Direct subsidies to U.S. farmers and other contentious agricultural issues have long bedeviled attempts to expand free trade across the Atlantic, leading the United States and European Union to file complaints against the other before the World Trade Organization, an arbitrator in trade disputes. While the U.S. protests EU restrictions that keep American farm products out of Europe, Europeans have long wanted the U.S. to reduce agricultural subsidies. Despite the disputes, the U.S. and EU have been working on creating the world’s largest free trade agreement.
The bill going to Obama’s desk would save around $1.65 billion annually overall. But critics said that under the new subsidies, those savings could disappear if the weather or the market doesn’t cooperate.
The White House has been mostly quiet as Congress worked out its differences on the bill.
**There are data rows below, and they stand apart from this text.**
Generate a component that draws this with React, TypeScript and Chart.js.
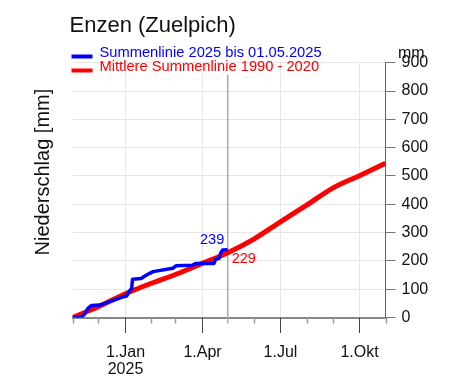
import React, { useEffect, useRef } from "react";
import { Chart, registerables } from "chart.js";

Chart.register(...registerables);

// ---- data ----
const titleText = "Enzen (Zuelpich)";
const yAxisTitle = "Niederschlag [mm]";
const unitLabel = "mm";
const seriesLabels = ["Summenlinie 2025 bis 01.05.2025", "Mittlere Summenlinie 1990 - 2020"];

const startDate = "2024-11-01";
const endDate = "2025-11-01";
const cutoffDate = "2025-05-01";

const blueDates = [
  "2024-11-01", "2024-11-11", "2024-11-15", "2024-11-19", "2024-11-23", "2024-12-03",
  "2024-12-14", "2024-12-22", "2024-12-28", "2025-01-03", "2025-01-06", "2025-01-09",
  "2025-01-10", "2025-01-20", "2025-01-24", "2025-01-30", "2025-02-03", "2025-02-26",
  "2025-03-02", "2025-03-21", "2025-03-25", "2025-04-15", "2025-04-17", "2025-04-21",
  "2025-04-23", "2025-04-25", "2025-05-01",
];
const blueValues = [
  0, 1, 12, 32, 42, 44,
  56, 64, 71, 76, 91, 103,
  135, 138, 146, 156, 162, 174,
  183, 185, 191, 191, 206, 209,
  229, 238, 239,
];

const redDates = [
  "2024-11-01", "2024-12-01", "2025-01-01", "2025-02-01", "2025-03-01", "2025-04-01",
  "2025-05-01", "2025-06-01", "2025-07-01", "2025-08-01", "2025-09-01", "2025-10-01",
  "2025-11-01",
];
const redValues = [0, 38, 83, 121, 152, 191, 229, 278, 337, 397, 458, 500, 545];

const monthTickDates = [
  "2024-11-01", "2024-12-01", "2025-01-01", "2025-02-01", "2025-03-01", "2025-04-01",
  "2025-05-01", "2025-06-01", "2025-07-01", "2025-08-01", "2025-09-01", "2025-10-01",
  "2025-11-01",
];
const quarterTickDates = ["2025-01-01", "2025-04-01", "2025-07-01", "2025-10-01"];
const quarterTickLabels = [["1.Jan", "2025"], ["1.Apr"], ["1.Jul"], ["1.Okt"]];

const yMin = 0;
const yMax = 900;
const yStep = 100;

// ---- helpers ----
const START_MS = Date.parse(startDate);
const dayOf = (s: string) => (Date.parse(s) - START_MS) / 86400000;

const FONT = "'Liberation Sans', Arial, Helvetica, sans-serif";
const BLUE = "#0000ff";
const RED = "#ff0000";

const decorPlugin = {
  id: "decor",
  beforeDatasetsDraw(chart: any) {
    const { ctx, chartArea, scales } = chart;
    const x = scales.x;
    const { top, bottom } = chartArea;
    ctx.save();
    ctx.strokeStyle = "#e6e6e6";
    ctx.lineWidth = 1;
    quarterTickDates.forEach((d) => {
      const px = Math.round(x.getPixelForValue(dayOf(d))) + 0.5;
      ctx.beginPath();
      ctx.moveTo(px, top);
      ctx.lineTo(px, bottom);
      ctx.stroke();
    });
    // cutoff line
    const cx = x.getPixelForValue(dayOf(cutoffDate));
    ctx.strokeStyle = "#aaaaaa";
    ctx.lineWidth = 1.5;
    ctx.beginPath();
    ctx.moveTo(cx, top + 12);
    ctx.lineTo(cx, bottom + 6);
    ctx.stroke();
    ctx.restore();
  },
  afterDraw(chart: any) {
    const { ctx, chartArea, scales } = chart;
    const x = scales.x;
    const y = scales.y;
    const { top, bottom, left, right } = chartArea;
    ctx.save();

    // month ticks
    monthTickDates.forEach((d) => {
      if (quarterTickDates.includes(d) || d === cutoffDate) return;
      const px = Math.round(x.getPixelForValue(dayOf(d))) + 0.5;
      ctx.strokeStyle = "#999999";
      ctx.lineWidth = 1.5;
      ctx.beginPath();
      ctx.moveTo(px, bottom);
      ctx.lineTo(px, bottom + 6);
      ctx.stroke();
    });
    quarterTickDates.forEach((d, i) => {
      const px = Math.round(x.getPixelForValue(dayOf(d))) + 0.5;
      ctx.strokeStyle = "#444444";
      ctx.lineWidth = 1;
      ctx.beginPath();
      ctx.moveTo(px, bottom);
      ctx.lineTo(px, bottom + 15.5);
      ctx.stroke();
      ctx.fillStyle = "#111111";
      ctx.font = `16px ${FONT}`;
      ctx.textAlign = "center";
      ctx.textBaseline = "alphabetic";
      quarterTickLabels[i].forEach((t, j) => {
        ctx.fillText(t, px, bottom + 39 + j * 17.5);
      });
    });

    // title
    ctx.fillStyle = "#111111";
    ctx.textAlign = "left";
    ctx.textBaseline = "alphabetic";
    ctx.font = `22px ${FONT}`;
    ctx.fillText(titleText, left - 3, 31.5);

    // legend
    const legendColors = [BLUE, RED];
    const legendY = [56.5, 70.5];
    ctx.font = `14.7px ${FONT}`;
    seriesLabels.forEach((lab, i) => {
      ctx.strokeStyle = legendColors[i];
      ctx.lineWidth = 4;
      ctx.beginPath();
      ctx.moveTo(left - 1, legendY[i]);
      ctx.lineTo(left + 20, legendY[i]);
      ctx.stroke();
      ctx.fillStyle = legendColors[i];
      ctx.fillText(lab, left + 27, legendY[i] + 0.8);
    });

    // unit label
    ctx.fillStyle = "#111111";
    ctx.font = `16px ${FONT}`;
    ctx.fillText(unitLabel, right + 12.5, 58);

    // y axis title
    ctx.save();
    ctx.translate(49, (top + bottom) / 2 - 18);
    ctx.rotate(-Math.PI / 2);
    ctx.font = `20px ${FONT}`;
    ctx.textAlign = "center";
    ctx.fillStyle = "#111111";
    ctx.fillText(yAxisTitle, 0, 0);
    ctx.restore();

    // value labels at cutoff
    const cx = x.getPixelForValue(dayOf(cutoffDate));
    const bVal = blueValues[blueValues.length - 1];
    const rVal = redValues[redDates.indexOf(cutoffDate)];
    ctx.font = `14.5px ${FONT}`;
    ctx.fillStyle = BLUE;
    ctx.textAlign = "right";
    ctx.fillText(String(bVal), cx - 3.5, y.getPixelForValue(bVal) - 6);
    ctx.fillStyle = RED;
    ctx.textAlign = "left";
    ctx.fillText(String(rVal), cx + 4, y.getPixelForValue(rVal) + 10.5);

    ctx.restore();
  },
};

export default function App() {
  const ref = useRef<HTMLCanvasElement | null>(null);

  useEffect(() => {
    if (!ref.current) return;
    const chart = new Chart(ref.current, {
      type: "line",
      data: {
        datasets: [
          {
            label: seriesLabels[0],
            data: blueDates.map((d, i) => ({ x: dayOf(d), y: blueValues[i] })),
            borderColor: BLUE,
            borderWidth: 3.5,
            pointRadius: 0,
            tension: 0,
            borderJoinStyle: "round",
          },
          {
            label: seriesLabels[1],
            data: redDates.map((d, i) => ({ x: dayOf(d), y: redValues[i] })),
            borderColor: RED,
            borderWidth: 5,
            pointRadius: 0,
            cubicInterpolationMode: "monotone",
            borderJoinStyle: "round",
          },
        ],
      },
      options: {
        animation: false,
        responsive: false,
        devicePixelRatio: 1,
        layout: { padding: { left: 72.5, top: 62.7, right: 0, bottom: 0 } },
        plugins: { legend: { display: false }, tooltip: { enabled: false }, title: { display: false } },
        scales: {
          x: {
            type: "linear",
            min: 0,
            max: dayOf(endDate),
            grid: { display: false, drawTicks: false },
            border: { display: true, color: "#888888", width: 2 },
            ticks: { display: false },
            afterFit: (s: any) => {
              s.height = 68.5;
            },
          },
          y: {
            type: "linear",
            position: "right",
            min: yMin,
            max: yMax,
            ticks: {
              stepSize: yStep,
              color: "#111111",
              font: { family: FONT, size: 16 },
              padding: 6,
            },
            grid: {
              color: "#e6e6e6",
              lineWidth: 1,
              drawTicks: true,
              tickLength: 10,
              tickColor: "#777777",
              tickWidth: 1,
            },
            border: { display: true, color: "#666666", width: 1 },
            afterFit: (s: any) => {
              s.width = 64.5;
            },
          },
        },
      },
      plugins: [decorPlugin],
    });
    return () => chart.destroy();
  }, []);

  return (
    <div style={{ position: "fixed", left: 0, top: 0, width: 450, height: 386, background: "#fff" }}>
      <canvas ref={ref} width={450} height={386} style={{ width: 450, height: 386 }} />
    </div>
  );
}
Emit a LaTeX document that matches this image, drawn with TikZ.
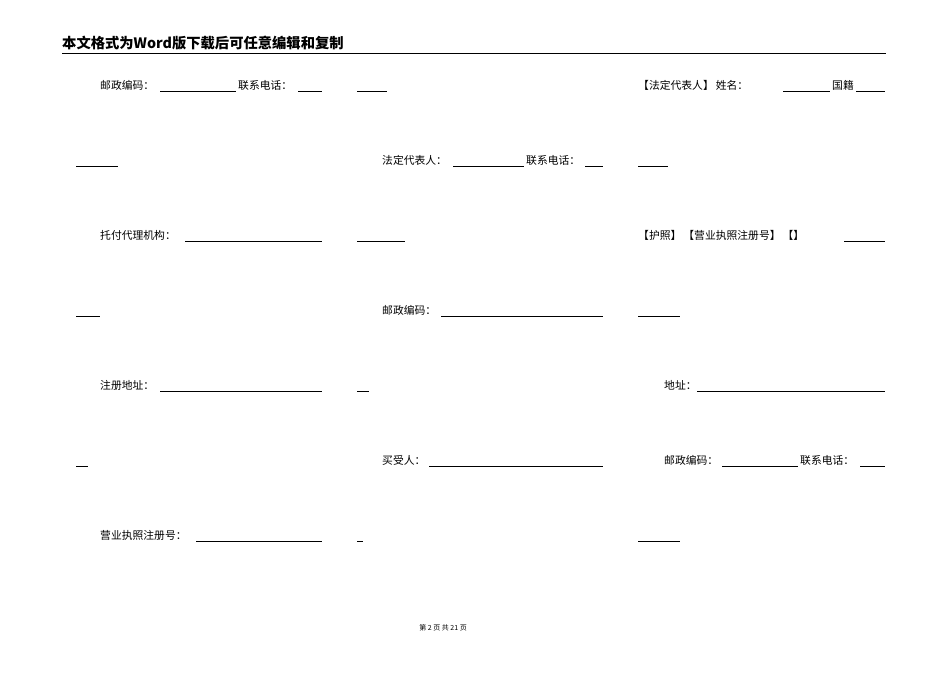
\documentclass[tikz,border=0pt]{standalone}
\usepackage{fontspec}
\setmainfont{Noto Sans CJK SC}
\begin{document}
\begin{tikzpicture}[x=1pt,y=-1pt,
  txt/.style={anchor=base west,inner sep=0pt,font=\fontsize{10.8}{12}\selectfont},
  ul/.style={line width=0.6pt}]
\useasboundingbox (0,0) rectangle (950,672);
\fill[white] (0,0) rectangle (950,672);
\node[anchor=base west,inner sep=0pt,font=\fontsize{14.3}{16}\selectfont\bfseries] (hd) at (62,48) {本文格式为Word版下载后可任意编辑和复制};
\draw[line width=0.8pt] (62,53) -- (886,53);
% column 1
\node[txt] (a1) at (100,89) {邮政编码：};
\draw[ul] (160,91) -- (236,91);
\node[txt] (a1b) at (238,89) {联系电话：};
\draw[ul] (298,91) -- (322,91);
\draw[ul] (76,166) -- (118,166);
\node[txt] (a2) at (100,239) {托付代理机构：};
\draw[ul] (185,241) -- (322,241);
\draw[ul] (76,316) -- (100,316);
\node[txt] (a3) at (100,389) {注册地址：};
\draw[ul] (160,391) -- (322,391);
\draw[ul] (76,466) -- (88,466);
\node[txt] (a4) at (100,539) {营业执照注册号：};
\draw[ul] (196,541) -- (322,541);
% column 2
\draw[ul] (357,91) -- (387,91);
\node[txt] (b1) at (382,164) {法定代表人：};
\draw[ul] (453,166) -- (524,166);
\node[txt] (b1b) at (526,164) {联系电话：};
\draw[ul] (585,166) -- (603,166);
\draw[ul] (357,241) -- (405,241);
\node[txt] (b2) at (382,314) {邮政编码：};
\draw[ul] (441,316) -- (603,316);
\draw[ul] (357,391) -- (369,391);
\node[txt] (b3) at (382,464) {买受人：};
\draw[ul] (429,466) -- (603,466);
\draw[ul] (357,541) -- (363,541);
% column 3
\node[txt] (c1) at (638,89) {【法定代表人】\hspace{2pt}姓名：};
\draw[ul] (783,91) -- (830,91);
\node[txt] (c1b) at (832,89) {国籍};
\draw[ul] (856,91) -- (885,91);
\draw[ul] (638,166) -- (668,166);
\node[txt] (c2) at (638,239) {【护照】\hspace{2pt}【营业执照注册号】\hspace{2pt}【】};
\draw[ul] (844,241) -- (885,241);
\draw[ul] (638,316) -- (680,316);
\node[txt] (c3) at (664,389) {地址：};
\draw[ul] (697,391) -- (885,391);
\node[txt] (c4) at (664,464) {邮政编码：};
\draw[ul] (722,466) -- (798,466);
\node[txt] (c4b) at (800,464) {联系电话：};
\draw[ul] (860,466) -- (885,466);
\draw[ul] (638,541) -- (680,541);
% footer
\node[anchor=base,inner sep=0pt,font=\fontsize{7}{8}\selectfont] (ft) at (443,630) {第 2 页 共 21 页};
\end{tikzpicture}
\end{document}
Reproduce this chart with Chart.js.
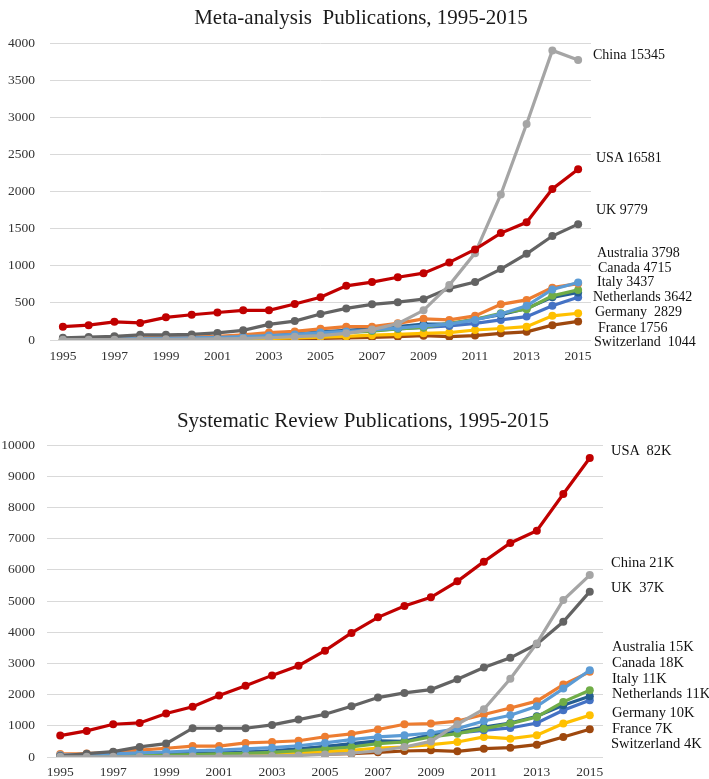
<!DOCTYPE html>
<html>
<head>
<meta charset="utf-8">
<script src="https://cdn.jsdelivr.net/npm/chart.js@4/dist/chart.umd.min.js"></script>
<style>
  html, body { margin: 0; padding: 0; background: #fff; }
  #wrap { position: relative; width: 709px; height: 779px; overflow: hidden; font-family: "Liberation Serif", "Times New Roman", serif; }
  canvas { position: absolute; left: 0; }
  .title { position: absolute; transform: translate(-50%, -50%); white-space: pre; font-size: 21px; color: #1a1a1a; }
  .lab { position: absolute; white-space: pre; line-height: 16px; height: 16px; color: #111; }
</style>
</head>
<body>
<div id="wrap">
  <canvas id="c1" width="709" height="372" style="top:0;width:709px;height:372px"></canvas>
  <canvas id="c2" width="709" height="407" style="top:372px;width:709px;height:407px"></canvas>
</div>
<script>
// ---------- data ----------
const years = ['1995','1996','1997','1998','1999','2000','2001','2002','2003','2004','2005','2006','2007','2008','2009','2010','2011','2012','2013','2014','2015'];
const countries = ['China','USA','UK','Australia','Canada','Italy','Netherlands','Germany','France','Switzerland'];

// Meta-analysis publications
const maChina       = [5,5,5,8,10,12,15,20,30,45,60,90,140,220,400,740,1170,1960,2910,3900,3770];
const maUSA         = [180,200,245,230,305,340,370,400,400,485,575,730,780,845,900,1045,1220,1440,1585,2035,2300];
const maUK          = [30,40,50,70,70,75,95,130,210,255,350,425,480,510,550,695,780,955,1160,1400,1560];
const maAustralia   = [10,12,15,20,25,30,35,45,60,75,100,115,135,160,190,215,270,350,460,680,775];
const maCanada      = [15,20,25,30,35,40,50,70,100,115,150,180,180,225,285,270,325,480,540,705,760];
const maItaly       = [10,12,15,18,22,25,30,40,50,65,85,100,120,150,170,225,280,360,415,595,675];
const maNetherlands = [12,15,18,20,25,30,35,45,60,80,110,130,155,180,215,215,280,340,425,575,640];
const maGermany     = [5,8,10,12,15,18,22,30,45,70,100,110,130,150,170,190,225,270,315,460,575];
const maFrance      = [3,4,5,6,8,10,12,15,20,28,40,50,65,75,90,100,135,155,180,325,360];
const maSwitzerland = [2,3,3,4,5,6,8,10,12,18,22,28,35,45,58,45,60,90,110,200,250];
const maTotals = ['15345','16581','9779','3798','4715','3437','3642','2829','1756','1044'];

// Systematic review publications
const srChina       = [5,5,8,10,12,15,20,25,35,50,80,120,200,320,500,1050,1530,2510,3640,5030,5830];
const srUSA         = [686,836,1050,1093,1394,1608,1972,2283,2616,2927,3409,3977,4477,4840,5118,5630,6261,6859,7254,8429,9583];
const srUK          = [32,107,172,322,429,922,922,922,1029,1200,1372,1629,1905,2054,2161,2493,2868,3178,3617,4334,5299];
const srAustralia   = [60,80,100,130,160,200,220,260,300,360,450,556,642,695,770,909,1156,1337,1626,2193,2782];
const srCanada      = [100,110,150,220,280,350,350,450,480,520,650,740,880,1050,1070,1150,1360,1570,1790,2320,2730];
const srItaly       = [20,30,40,50,60,80,100,120,150,200,260,321,428,481,642,749,909,1070,1284,1766,2140];
const srNetherlands = [30,40,50,60,80,100,120,150,190,250,330,428,514,503,717,802,963,1091,1305,1658,1947];
const srGermany     = [40,50,60,70,90,110,130,160,200,260,330,407,481,481,717,770,856,931,1091,1498,1819];
const srFrance      = [10,15,20,30,40,50,60,80,100,130,170,214,289,321,396,481,642,588,695,1070,1337];
const srSwitzerland = [10,12,15,20,25,30,40,50,60,75,90,107,150,193,214,182,268,300,396,642,888];
const srTotals = ['21K','82K','37K','15K','18K','11K','11K','10K','7K','4K'];

// ---------- styling ----------
const colors = ['#A5A5A5','#C00000','#636363','#5B9BD5','#ED7D31','#70AD47','#255E91','#4472C4','#FFC000','#9E480E'];
const maSeries = [maChina, maUSA, maUK, maAustralia, maCanada, maItaly, maNetherlands, maGermany, maFrance, maSwitzerland];
const srSeries = [srChina, srUSA, srUK, srAustralia, srCanada, srItaly, srNetherlands, srGermany, srFrance, srSwitzerland];

// label layout: [left x, center y] per country
const maLabelPos = [[593,55],[596,158],[596,210],[597,253],[598,268],[597,282],[593,297],[595,312],[598,328],[594,342]];
const maLabelSep = [' ',' ',' ',' ',' ',' ',' ','  ',' ','  '];
const srLabelPos = [[611,562],[611,450],[611,587],[612,646],[612,662],[612,678],[612,693],[612,712],[612,728],[611,743]];
const srLabelSep = [' ','  ','  ',' ',' ',' ',' ',' ',' ',' '];

function datasets(series) {
  return series.map((d, i) => ({
    label: countries[i],
    data: d,
    borderColor: colors[i],
    backgroundColor: colors[i],
    pointBackgroundColor: colors[i],
    pointBorderColor: colors[i],
    pointBorderWidth: 0,
    pointRadius: 4,
    borderWidth: 3.2,
    tension: 0,
    order: i === 1 ? 0 : (i === 0 ? 1 : i + 1)
  }));
}

function makeChart(id, series, max, step, yWidth, yPad, xPad, xHeight, padTop, padRight) {
  return new Chart(document.getElementById(id), {
    type: 'line',
    data: { labels: years, datasets: datasets(series) },
    options: {
      responsive: false,
      animation: false,
      devicePixelRatio: 1,
      layout: { padding: { top: padTop, right: padRight, left: 0, bottom: 0 } },
      plugins: { legend: { display: false }, tooltip: { enabled: false }, title: { display: false } },
      scales: {
        x: {
          offset: true,
          grid: { display: false, drawTicks: false },
          border: { display: false },
          ticks: {
            autoSkip: false, maxRotation: 0, padding: xPad,
            color: '#333', font: { family: 'Liberation Serif', size: 13.5 },
            callback: function (v, idx) { return idx % 2 === 0 ? this.getLabelForValue(v) : ''; }
          },
          afterFit: s => { s.height = xHeight; }
        },
        y: {
          min: 0, max: max,
          grid: { color: '#D9D9D9', lineWidth: 1, drawTicks: false },
          border: { display: false },
          ticks: { stepSize: step, padding: yPad, color: '#333', font: { family: 'Liberation Serif', size: 13.5 },
                   callback: v => String(v) },
          afterFit: s => { s.width = yWidth; }
        }
      }
    }
  });
}

makeChart('c1', maSeries, 4000, 500, 50, 15, 8, 32, 43, 118);
makeChart('c2', srSeries, 10000, 1000, 47, 12, 7, 22, 73, 106);

// ---------- text ----------
const wrap = document.getElementById('wrap');
function addTitle(text, cx, cy) {
  const d = document.createElement('div');
  d.className = 'title'; d.textContent = text;
  d.style.left = cx + 'px'; d.style.top = cy + 'px';
  wrap.appendChild(d);
}
addTitle('Meta-analysis  Publications, 1995-2015', 361, 17);
addTitle('Systematic Review Publications, 1995-2015', 363, 420);

function addLabels(totals, pos, sep, size) {
  countries.forEach((c, i) => {
    const d = document.createElement('div');
    d.className = 'lab';
    d.textContent = c + sep[i] + totals[i];
    d.style.fontSize = size + 'px';
    d.style.left = pos[i][0] + 'px';
    d.style.top = (pos[i][1] - 8) + 'px';
    wrap.appendChild(d);
  });
}
addLabels(maTotals, maLabelPos, maLabelSep, 14);
addLabels(srTotals, srLabelPos, srLabelSep, 14.5);
</script>
</body>
</html>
But in a statement after the vote, Obama said the bill would reduce the deficit “without gutting the vital assistance programs millions of hardworking Americans count on to help put food on the table for their families.”
He said the farm bill isn’t perfect, “but on the whole, it will make a positive difference not only for the rural economies that grow America’s food, but for our nation.”
Obama praised the bill for getting rid of controversial subsidies known as direct payments, which are paid to farmers whether they farm or not. Most of that program’s $4.5 billion annual cost was redirected into new, more politically defensible subsidies that would kick in when a farmer has losses
Senate Agriculture Chairwoman Debbie Stabenow, a Democrat, said before the bill passed that she and her House counterpart, Rep. Frank Lucas, a Republican, tried to write a bill that would work for all regions of the country, “from traditional row crops, to specialty crops like fruits and vegetables, to livestock, to organics, to local food systems.”
Those incentives scattered throughout the bill — a boost for crop insurance popular in the Midwest and higher subsidies for Southern rice and peanut farmers, for example — helped the bill pass easily in the House last week, 251-166. House leaders who had objected to the legislation since 2011 softened their disapproval as they sought to put the long-stalled bill behind them. Leaders in both parties also have hoped to bolster rural candidates in November’s congressional elections.